Ohio move pays off for Widger

Ken Weingartner

Hightstown, NJ — Sam Widger was no stranger to success in Indiana in recent years, but this season the longtime driver took to calling Ohio home when it came to racing. The change has worked out well, with Widger setting a career-high with $4.25 million in purses.

Prior to this year, Widger spent some of the early parts of recent seasons racing at Ohio’s Miami Valley Raceway while Harrah’s Hoosier Park was on its three-month winter break. This year, Widger finished sixth in wins at Miami Valley with 91, two victories behind Tyler Smith in fifth. In the previous two years, Widger was 10th in the standings.

Widger was no worse than third in wins among drivers at Hoosier Park from 2016-2022, which included a stretch of four consecutive second-place finishes behind the track’s perennial leader, Trace Tetrick.

Sam Widger has set a career-high in 2023 with $4.25 million in purses. Conrad photo.

This year, he raced at Hoosier only for several weeks after it opened in March. When Miami Valley wrapped up its season in May, Widger decided to focus on Ohio and began driving at Eldorado Scioto Downs.

“I raced the last several years at Miami Valley when they were off at Hoosier,” Widger said. “I like time off here or there, but three or four months is too long for me to go without driving horses; I love it so much.

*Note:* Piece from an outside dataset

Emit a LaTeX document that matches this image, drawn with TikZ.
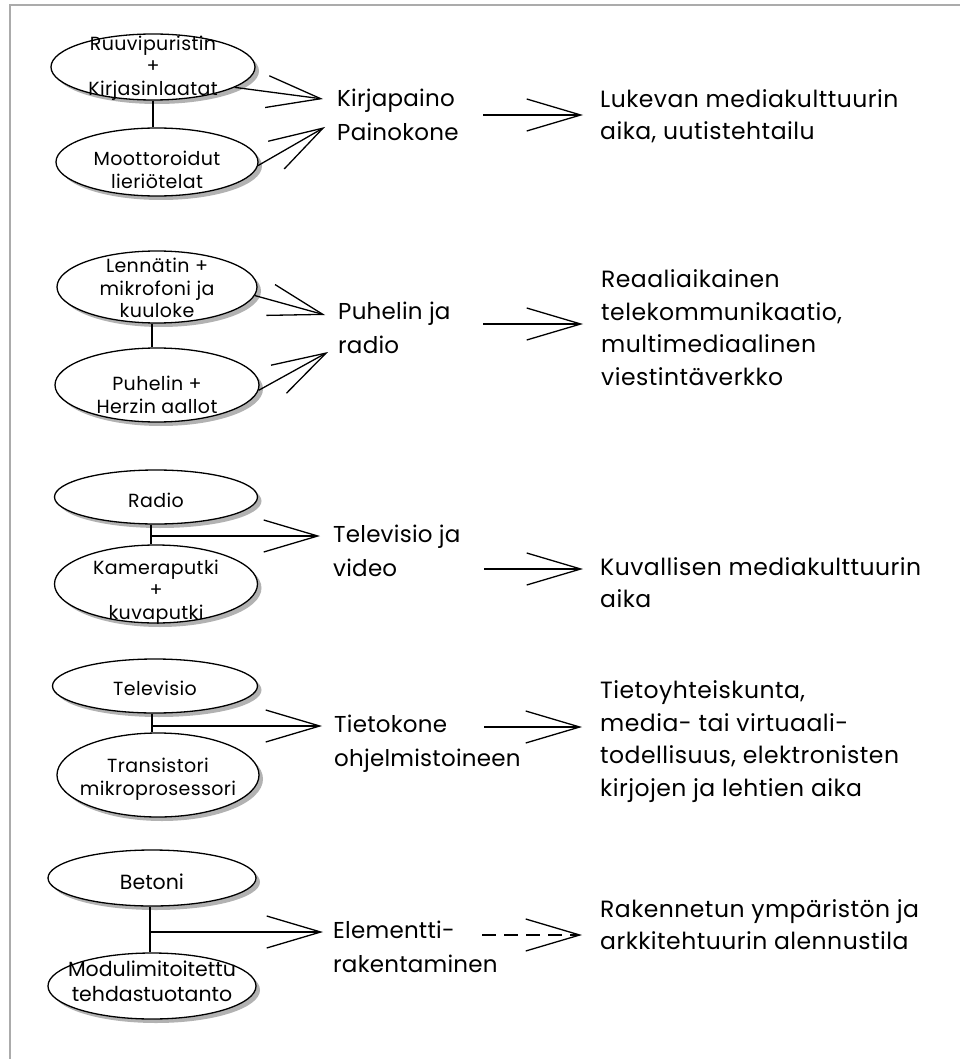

“This year, I had a good meet (at Miami Valley) and thought I would go to Scioto and see what happened. The money is good, and I had some momentum going. I think it’s hard to switch between tracks. I would have gotten drives at Hoosier, I wasn’t worried about that, but I thought I’d just go ahead and stay out here and see how it went.”

Widger finished the Scioto campaign with 125 wins at the track, good for fifth in the standings. He currently is sixth at Hollywood Dayton, with 51 victories.

“It’s worked out really well,” Widger said. “I’ve met a lot of new people and got to put some faces to names. The driving is a little different here, but that’s OK.”

The Ohio ovals are all five-eighth-mile tracks; Hoosier is a seven-eighths.

“You just have to adjust,” said Widger, who competed for two decades on the Chicago circuit before heading to Indiana. “That being said, I loved (Illinois’) Maywood Park, the half-mile racing. The best horse doesn’t always win, the draw is a lot. I like the smaller-track racing.”

Among Widger’s top moments this year were winning an Ohio Sire Stakes championship with 2-year-old female pacer Daisy’s Star at 30-1, an OSS consolation final with 2-year-old male pacer Racing Rebel, and a Buckeye Stallion Series title with 3-year-old female trotter Vintage.

“I picked up Daisy’s Star late; I drove her twice before the final,” Widger said. “She showed up big. I’ve always picked up some horses late in the year that were contenders. It’s just kind of worked out for me over the years.”

Widger, who got his first career victory in 1986, has visited the winner’s circle 7,597 times in his career and earned $71 million in purses. This is his third consecutive year with a career high in purses, following his $3.83 million in 2021 and $4.16 million in 2022.

“I’ve been very blessed to be able to do what I love and get good horses,” Widger said. “Thanks goes out to all the owners and trainers for supporting me over the years and using me and believing in me.”